Genre: Dystopian, Adult Fiction
Publication: November 4th 2010 by Faber and Faber (first published 2005)
“When I watched you dancing that day, I saw something else. I saw a new world coming rapidly. More scientific, efficient, yes. More cures for the old sicknesses. Very good. But a harsh, cruel world. And I saw a little girl, her eyes tightly closed, holding to her breast the old kind world, one that she knew in her heart could not remain, and she was holding it and pleading, never to let her go…. I saw you and it broke my heart. And I’ve never forgotten.”
SUMMARY FROM GOODREADS:
As children Kathy, Ruth, and Tommy were students at Hailsham, an exclusive boarding school secluded in the English countryside. It was a place of mercurial cliques and mysterious rules where teachers were constantly reminding their charges of how special they were.
Now, years later, Kathy is a young woman. Ruth and Tommy have reentered her life. And for the first time she is beginning to look back at their shared past and understand just what it is that makes them special–and how that gift will shape the rest of their time together.
Kazuo Ishiguro’s writing voice was straight forward yet hauntingly beautiful. I fell in love with the book even though I don’t really like the characters and that was all because the author’s prose was so heart-wrenching and so nostalgic. And it hit a part of my heart that really digs this kind of prose. Especially since Never Let Me Go made me cry and it even haunts me in my sleep.
Never Let Me Go is the type of book that’s hard to put down. Even though I don’t have any idea what I’m reading about at the beginning, I keep on turning the pages. The story was like a jigsaw puzzle that gradually takes shape as I read. I believe it was the power of Ishiguro’s writing that kept my attention. After all, the story, the air around it, was really disturbing. The characters seems to be normal people yet I can feel that they were different. It was in the way Kathy narrates the story, in the way the students act, in the way they were brought up in Hailsham, in the way the guardians treat them.

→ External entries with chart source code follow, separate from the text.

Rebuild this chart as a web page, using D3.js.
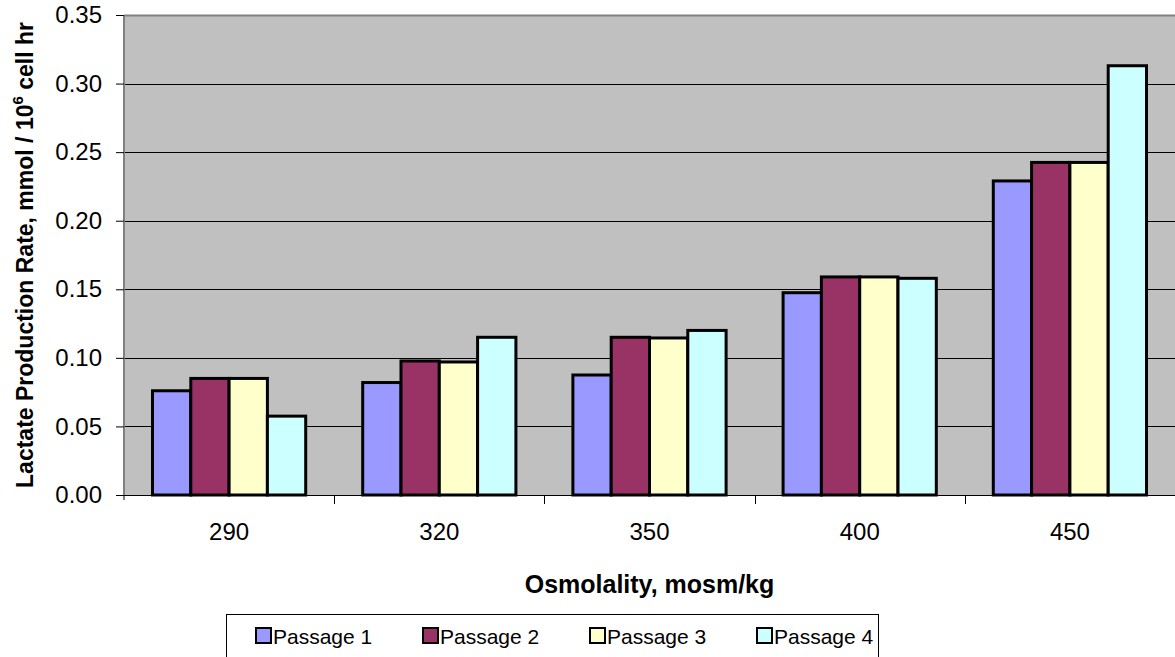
<!DOCTYPE html>
<html>
<head>
<meta charset="utf-8">
<script src="https://cdn.jsdelivr.net/npm/d3@7"></script>
<style>
  body { margin: 0; background: #fff; }
  text { font-family: Arial, "Liberation Sans", sans-serif; }
</style>
</head>
<body>
<svg width="1175" height="657"></svg>
<script>
const svg = d3.select("svg");

// Data
const categories = ["290", "320", "350", "400", "450"];
const seriesNames = ["Passage 1", "Passage 2", "Passage 3", "Passage 4"];
const passage1 = [0.076, 0.082, 0.0875, 0.1475, 0.229];
const passage2 = [0.085, 0.0977, 0.115, 0.159, 0.2425];
const passage3 = [0.085, 0.097, 0.1145, 0.159, 0.2425];
const passage4 = [0.0575, 0.115, 0.120, 0.158, 0.313];
const yTicks = [0, 0.05, 0.10, 0.15, 0.20, 0.25, 0.30, 0.35];
const colors = ["#9999FF", "#993366", "#FFFFCC", "#CCFFFF"];

const series = [passage1, passage2, passage3, passage4];

// Plot area
const plotL = 124, plotR = 1175, plotT = 15, plotB = 495;

// Scales
const x = d3.scaleBand().domain(categories).range([plotL, plotR]).padding(0);
const xs = d3.scaleBand().domain(seriesNames).range([0, x.bandwidth()])
    .paddingInner(0).paddingOuter(0.744);
const y = d3.scaleLinear().domain([0, 0.35]).range([plotB, plotT]);

// Background
svg.append("rect")
    .attr("x", plotL).attr("y", plotT)
    .attr("width", plotR - plotL).attr("height", plotB - plotT)
    .attr("fill", "#C0C0C0");

// Gridlines
svg.append("g")
    .selectAll("line")
    .data(yTicks.slice(1, -1))
    .join("line")
    .attr("x1", plotL).attr("x2", plotR)
    .attr("y1", d => Math.round(y(d)) + 0.5).attr("y2", d => Math.round(y(d)) + 0.5)
    .attr("stroke", "#000").attr("stroke-width", 1);

// top border
svg.append("line")
    .attr("x1", plotL).attr("x2", plotR)
    .attr("y1", plotT + 0.5).attr("y2", plotT + 0.5)
    .attr("stroke", "#808080").attr("stroke-width", 2);

// Bars
const groups = svg.append("g")
    .selectAll("g")
    .data(series)
    .join("g")
    .attr("fill", (d, i) => colors[i]);

groups.selectAll("rect")
    .data((d, i) => d.map((v, j) => ({ v, cat: categories[j], s: seriesNames[i] })))
    .join("rect")
    .attr("x", d => x(d.cat) + xs(d.s))
    .attr("y", d => y(d.v))
    .attr("width", xs.bandwidth())
    .attr("height", d => plotB - y(d.v))
    .attr("stroke", "#000")
    .attr("stroke-width", 3);

// Y axis
const yAxis = svg.append("g")
    .attr("transform", `translate(${plotL},0)`)
    .call(d3.axisLeft(y).tickValues(yTicks).tickFormat(d3.format(".2f")).tickSize(8).tickPadding(14));
yAxis.select(".domain").attr("stroke", "#808080").attr("stroke-width", 2)
    .attr("d", `M0,${plotT}V${plotB + 5}`);
yAxis.selectAll(".tick line").attr("stroke", "#000");
yAxis.selectAll(".tick text")
    .attr("font-size", 24).attr("fill", "#000")
    .attr("font-family", "Arial, 'Liberation Sans', sans-serif");

// X axis
const xAxis = svg.append("g")
    .attr("transform", `translate(0,${plotB})`)
    .call(d3.axisBottom(x).tickSize(0).tickPadding(28));
xAxis.select(".domain").attr("stroke", "#000").attr("stroke-width", 1)
    .attr("d", `M${plotL},0.5H${plotR}`);
xAxis.selectAll(".tick text")
    .attr("font-size", 24).attr("fill", "#000")
    .attr("font-family", "Arial, 'Liberation Sans', sans-serif");

// category boundary ticks
svg.append("g")
    .selectAll("line")
    .data(categories.slice(1))
    .join("line")
    .attr("x1", d => Math.round(x(d)) + 0.5).attr("x2", d => Math.round(x(d)) + 0.5)
    .attr("y1", plotB).attr("y2", plotB + 9)
    .attr("stroke", "#000");

// Axis titles
svg.append("text")
    .attr("x", (plotL + plotR) / 2).attr("y", 593)
    .attr("text-anchor", "middle")
    .attr("font-size", 25).attr("font-weight", "bold")
    .text("Osmolality, mosm/kg");

const yTitle = svg.append("text")
    .attr("transform", `translate(33,${(plotT + plotB) / 2}) rotate(-90)`)
    .attr("text-anchor", "middle")
    .attr("font-size", 23).attr("font-weight", "bold");
yTitle.append("tspan").text("Lactate Production Rate, mmol / 10");
yTitle.append("tspan").attr("dy", -10).attr("font-size", 15).text("6");
yTitle.append("tspan").attr("dy", 10).text(" cell hr");

// Legend
const legend = svg.append("g");
legend.append("rect")
    .attr("x", 226.5).attr("y", 614.5)
    .attr("width", 652).attr("height", 80)
    .attr("fill", "#fff").attr("stroke", "#000").attr("stroke-width", 1);

const legendX = [256, 423, 590, 757];
const items = legend.selectAll("g.item")
    .data(seriesNames)
    .join("g")
    .attr("class", "item")
    .attr("transform", (d, i) => `translate(${legendX[i]},0)`);
items.append("rect")
    .attr("x", 0).attr("y", 628)
    .attr("width", 15).attr("height", 15)
    .attr("fill", (d, i) => colors[i])
    .attr("stroke", "#000").attr("stroke-width", 2);
items.append("text")
    .attr("x", 17).attr("y", 644)
    .attr("font-size", 21)
    .text(d => d);
</script>
</body>
</html>
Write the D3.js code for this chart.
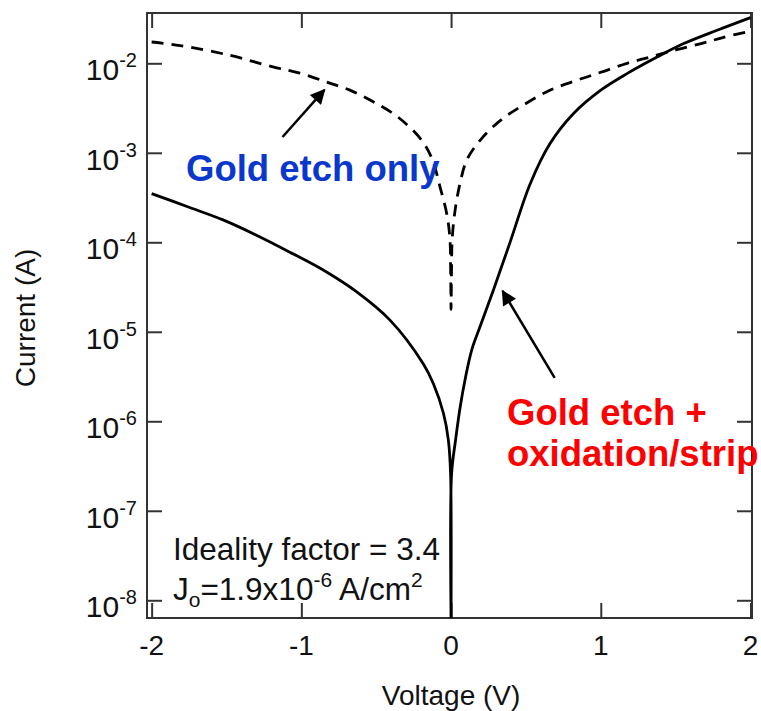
<!DOCTYPE html>
<html>
<head>
<meta charset="utf-8">
<script src="https://cdn.jsdelivr.net/npm/d3@7"></script>
<style>
  html, body { margin: 0; padding: 0; background: #fff; }
  svg { display: block; font-family: "Liberation Sans", Arial, sans-serif; }
</style>
</head>
<body>
<svg id="chart" width="761" height="711"></svg>
<script>
// I–V sweep, gold etch only (dashed)
const etchVoltage = [-2.0, -1.81, -1.48, -1.19, -1.01, -0.83, -0.676, -0.52, -0.355, -0.196, -0.124, -0.074, -0.029, -0.008, -0.003, 0.0,
  0.003, 0.008, 0.027, 0.06, 0.105, 0.194, 0.328, 0.48, 0.66, 0.84, 1.0, 1.175, 1.33, 1.49, 1.67, 1.82, 2.0];
const etchCurrent = [0.0173, 0.0158, 0.0123, 0.00912, 0.00776, 0.00617, 0.00501, 0.00372, 0.00251, 0.00138, 8.3e-4, 4.17e-4, 2.09e-4, 1.12e-4, 5.0e-5, 1.78e-5,
  5.0e-5, 1.12e-4, 2.29e-4, 4.57e-4, 8.3e-4, 1.38e-3, 2.29e-3, 3.39e-3, 5.0e-3, 6.46e-3, 7.94e-3, 0.0100, 0.01175, 0.01396, 0.0166, 0.0195, 0.0229];

// I–V sweep, gold etch + oxidation/strip (solid)
const stripVoltage = [-2.0, -1.746, -1.523, -1.30, -1.077, -0.854, -0.63, -0.408, -0.185, -0.118, -0.051, -0.018, -0.003, 0.0,
  0.003, 0.03, 0.063, 0.097, 0.14, 0.2, 0.283, 0.395, 0.528, 0.66, 0.818, 1.0, 1.175, 1.376, 1.554, 1.777, 2.0];
const stripCurrent = [3.50e-4, 2.45e-4, 1.78e-4, 1.20e-4, 7.76e-5, 4.90e-5, 2.79e-5, 1.35e-5, 4.37e-6, 2.63e-6, 1.23e-6, 6.17e-7, 2.51e-7, 5.0e-9,
  2.51e-7, 6.17e-7, 1.52e-6, 3.13e-6, 6.46e-6, 1.22e-5, 2.93e-5, 1.01e-4, 4.48e-4, 1.26e-3, 2.75e-3, 5.01e-3, 7.67e-3, 0.01175, 0.0166, 0.0234, 0.0324];

// Axis ticks
const xTicks = [-2, -1, 0, 1, 2];
const xTickLabels = ["-2", "-1", "0", "1", "2"];
const yTickExponents = [-2, -3, -4, -5, -6, -7, -8];

const svg = d3.select("#chart");
const plot = { left: 147, right: 752, top: 13, bottom: 618 };

const x = d3.scaleLinear().domain([-2.031, 2.01]).range([plot.left, plot.right]);
const y = d3.scaleLog().domain([Math.pow(10, -8.198), Math.pow(10, -1.438)]).range([plot.bottom, plot.top]);

const defs = svg.append("defs");
defs.append("clipPath").attr("id", "plotClip")
  .append("rect")
  .attr("x", plot.left).attr("y", plot.top)
  .attr("width", plot.right - plot.left).attr("height", plot.bottom - plot.top);

const tickLen = 15;
const axisColor = "#333";

// inward ticks on all four sides
const yTickVals = yTickExponents.map(e => Math.pow(10, e));
const axes = [
  { gen: d3.axisBottom(x).tickValues(xTicks), t: `translate(0,${plot.bottom})` },
  { gen: d3.axisTop(x).tickValues(xTicks), t: `translate(0,${plot.top})` },
  { gen: d3.axisLeft(y).tickValues(yTickVals), t: `translate(${plot.left},0)` },
  { gen: d3.axisRight(y).tickValues(yTickVals), t: `translate(${plot.right},0)` }
];
axes.forEach(a => {
  const g = svg.append("g").attr("transform", a.t)
    .call(a.gen.tickSizeInner(-tickLen).tickSizeOuter(0).tickFormat(() => ""));
  g.select(".domain").remove();
  g.selectAll(".tick line").attr("stroke", axisColor).attr("stroke-width", 2);
  g.selectAll(".tick text").remove();
});

// frame
svg.append("rect")
  .attr("x", plot.left).attr("y", plot.top)
  .attr("width", plot.right - plot.left).attr("height", plot.bottom - plot.top)
  .attr("fill", "none").attr("stroke", axisColor).attr("stroke-width", 2);

// x tick labels
svg.append("g").selectAll("text").data(xTicks).join("text")
  .attr("x", d => x(d)).attr("y", plot.bottom + 37)
  .attr("text-anchor", "middle").attr("font-size", 28).attr("fill", "#111")
  .text((d, i) => xTickLabels[i]);

// y tick labels: 10 with superscript exponent
const yl = svg.append("g").selectAll("text").data(yTickExponents).join("text")
  .attr("x", 137).attr("y", d => y(Math.pow(10, d)) + 17)
  .attr("text-anchor", "end").attr("font-size", 30).attr("fill", "#111");
yl.append("tspan").text("10");
yl.append("tspan").attr("dy", -13).attr("font-size", 20).text(d => String(d));

// axis titles
svg.append("text")
  .attr("x", (x(-2) + x(2)) / 2).attr("y", 705)
  .attr("text-anchor", "middle").attr("font-size", 28).attr("fill", "#111")
  .text("Voltage (V)");
svg.append("text")
  .attr("transform", `translate(35,318) rotate(-90)`)
  .attr("text-anchor", "middle").attr("font-size", 28).attr("fill", "#111")
  .text("Current (A)");

// curves
const line = d3.line()
  .x(d => x(d[0])).y(d => y(d[1]))
  .curve(d3.curveCatmullRom.alpha(0.5));

const curves = svg.append("g").attr("clip-path", "url(#plotClip)");
curves.append("path")
  .datum(d3.zip(etchVoltage, etchCurrent))
  .attr("d", line)
  .attr("fill", "none").attr("stroke", "#000").attr("stroke-width", 2.8)
  .attr("stroke-dasharray", "12,8");
curves.append("path")
  .datum(d3.zip(stripVoltage, stripCurrent))
  .attr("d", line)
  .attr("fill", "none").attr("stroke", "#000").attr("stroke-width", 2.8);

// arrows
defs.append("marker")
  .attr("id", "arrowHead").attr("viewBox", "0 0 10 10")
  .attr("refX", 9).attr("refY", 5)
  .attr("markerWidth", 6.5).attr("markerHeight", 6)
  .attr("markerUnits", "strokeWidth")
  .attr("orient", "auto")
  .append("path").attr("d", "M0,0 L10,5 L0,10 Z").attr("fill", "#000");

function arrow(v0, i0, v1, i1) {
  svg.append("line")
    .attr("x1", x(v0)).attr("y1", y(i0)).attr("x2", x(v1)).attr("y2", y(i1))
    .attr("stroke", "#000").attr("stroke-width", 2.5)
    .attr("marker-end", "url(#arrowHead)");
}
// pointing at the etch-only curve and at the etch + strip curve
arrow(-1.126, 1.50e-3, -0.846, 5.04e-3);
arrow(0.692, 3.05e-6, 0.344, 2.86e-5);

// curve labels
svg.append("text")
  .attr("x", 186).attr("y", 181)
  .attr("font-size", 36.5).attr("font-weight", "bold").attr("fill", "#0a38cc")
  .text("Gold etch only");
const red = svg.append("text")
  .attr("font-size", 36.5).attr("font-weight", "bold").attr("fill", "#ff0000");
red.append("tspan").attr("x", 507).attr("y", 425).text("Gold etch +");
red.append("tspan").attr("x", 507).attr("y", 466).text("oxidation/strip");

// fit parameters
svg.append("text")
  .attr("x", 173).attr("y", 560)
  .attr("font-size", 31.5).attr("fill", "#111")
  .text("Ideality factor = 3.4");
const jo = svg.append("text")
  .attr("x", 173).attr("y", 600)
  .attr("font-size", 31.5).attr("fill", "#111");
jo.append("tspan").text("J");
jo.append("tspan").attr("dy", 7).attr("font-size", 21).text("o");
jo.append("tspan").attr("dy", -7).text("=1.9x10");
jo.append("tspan").attr("dy", -13).attr("font-size", 21).text("-6");
jo.append("tspan").attr("dy", 13).text(" A/cm");
jo.append("tspan").attr("dy", -13).attr("font-size", 21).text("2");
</script>
</body>
</html>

It took me up to the second part of the story to figure out what bothers me while reading the book. It’s because the characters felt so… inhuman. That even though they talk about friendship, relationships, sex and love, I feel that something is lacking. Like the way they talk and act feels mechanical. I learned halfway that it was because they were clones. And that they were created to become organ donors to cure sickness.
It was really tragic, that they could not do anything to change their destiny. It was so heart-wrenching, that feeling of helplessness and acceptance of their role in life. So at the end, when Tommy screamed his heart out after they learned about the truth, I really cried.
But as I have said, I don’t really like the characters. Especially Ruth. I hate her until the end. I really didn’t believe in their “deep” friendship because I felt like they kept on betraying one another since they were children until they were already adults. Even that feeling of “love”. I really didn’t feel it. So when “madame” asked Kathy and Tommy at the last few chapters about how they were sure they are in love, it made me nod to myself because I really didn’t feel the love. Anyway, they just lack something. I don’t know if the author really created his characters that way because after all, they were clones and they are not really humans with souls and real emotions. I have no way of knowing. But I was drawn in by the cruelty of the world they were living in and I was able to get what the author was trying to impart to his readers. Most of all, I really cried at the end where I found one of my favorite passages in the whole book, where I finally felt the LOVE:
“I stood there, looking at that strange rubbish, feeling the wind coming across those empty fields, that I started to imagine just a little fantasy thing, because this was Norfolk after all, and it was only a couple of weeks since I’d lost him. I was thinking about the rubbish, the flapping plastic in the branches, the shore-line of odd stuff caught along the fencing, and I half-closed my eyes and imagined this was the spot where everything I’d ever lost since my childhood had washed up, and I was now standing here in front of it, and if I waited long enough, a tiny figure would appear on the horizon across the field, and gradually get larger until I’d see it was Tommy, and he’d wave, maybe even call.”